** BEGIN Available data **
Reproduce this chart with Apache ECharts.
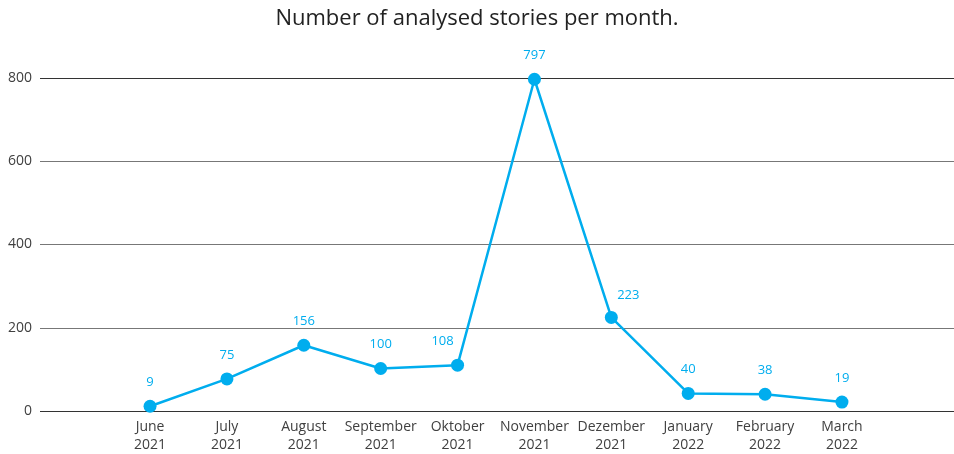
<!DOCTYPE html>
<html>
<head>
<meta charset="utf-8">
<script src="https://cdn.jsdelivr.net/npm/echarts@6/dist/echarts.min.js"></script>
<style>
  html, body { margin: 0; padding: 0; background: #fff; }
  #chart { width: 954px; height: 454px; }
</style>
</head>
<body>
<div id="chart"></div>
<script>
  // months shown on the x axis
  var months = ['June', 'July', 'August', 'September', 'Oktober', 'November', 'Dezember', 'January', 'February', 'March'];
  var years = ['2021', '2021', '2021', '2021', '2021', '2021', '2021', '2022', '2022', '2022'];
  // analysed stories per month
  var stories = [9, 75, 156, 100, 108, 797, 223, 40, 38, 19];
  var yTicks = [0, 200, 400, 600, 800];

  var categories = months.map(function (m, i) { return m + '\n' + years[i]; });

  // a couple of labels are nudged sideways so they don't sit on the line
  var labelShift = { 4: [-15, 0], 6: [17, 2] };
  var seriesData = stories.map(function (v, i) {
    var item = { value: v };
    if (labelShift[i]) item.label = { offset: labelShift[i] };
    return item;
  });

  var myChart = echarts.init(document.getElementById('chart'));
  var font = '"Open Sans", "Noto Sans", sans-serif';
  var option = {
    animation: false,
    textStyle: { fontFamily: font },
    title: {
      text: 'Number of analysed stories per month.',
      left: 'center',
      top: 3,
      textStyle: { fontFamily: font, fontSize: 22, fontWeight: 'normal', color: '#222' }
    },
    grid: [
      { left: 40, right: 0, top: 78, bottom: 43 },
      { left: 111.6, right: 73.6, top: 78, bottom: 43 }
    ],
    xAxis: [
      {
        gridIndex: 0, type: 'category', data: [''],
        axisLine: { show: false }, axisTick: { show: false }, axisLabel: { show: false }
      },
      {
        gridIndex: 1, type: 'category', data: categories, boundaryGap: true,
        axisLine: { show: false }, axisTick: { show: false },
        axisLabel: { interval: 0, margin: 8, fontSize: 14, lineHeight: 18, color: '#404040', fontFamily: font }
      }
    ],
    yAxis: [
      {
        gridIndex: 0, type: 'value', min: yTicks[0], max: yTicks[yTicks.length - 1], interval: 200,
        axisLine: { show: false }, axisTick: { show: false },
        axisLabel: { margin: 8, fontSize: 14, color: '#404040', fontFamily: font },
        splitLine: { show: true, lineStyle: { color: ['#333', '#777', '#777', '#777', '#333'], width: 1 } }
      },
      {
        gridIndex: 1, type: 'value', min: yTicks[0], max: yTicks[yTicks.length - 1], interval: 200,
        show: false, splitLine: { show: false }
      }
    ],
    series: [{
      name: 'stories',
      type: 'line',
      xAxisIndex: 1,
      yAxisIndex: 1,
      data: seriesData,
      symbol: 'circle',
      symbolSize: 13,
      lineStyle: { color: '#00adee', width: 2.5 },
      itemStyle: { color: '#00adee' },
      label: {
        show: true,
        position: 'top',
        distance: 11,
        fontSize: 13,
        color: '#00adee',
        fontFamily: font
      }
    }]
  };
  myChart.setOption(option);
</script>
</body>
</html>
** END Available data **
▶ Task details
Please reproduce the listing exactly from its opening line through the line that contains "var categories = months.map(function", both included, with all pictures omitted.

▶ Result
Reproduce this chart with Apache ECharts.
<!DOCTYPE html>
<html>
<head>
<meta charset="utf-8">
<script src="https://cdn.jsdelivr.net/npm/echarts@6/dist/echarts.min.js"></script>
<style>
  html, body { margin: 0; padding: 0; background: #fff; }
  #chart { width: 954px; height: 454px; }
</style>
</head>
<body>
<div id="chart"></div>
<script>
  // months shown on the x axis
  var months = ['June', 'July', 'August', 'September', 'Oktober', 'November', 'Dezember', 'January', 'February', 'March'];
  var years = ['2021', '2021', '2021', '2021', '2021', '2021', '2021', '2022', '2022', '2022'];
  // analysed stories per month
  var stories = [9, 75, 156, 100, 108, 797, 223, 40, 38, 19];
  var yTicks = [0, 200, 400, 600, 800];

  var categories = months.map(function (m, i) { return m + '\n' + years[i]; });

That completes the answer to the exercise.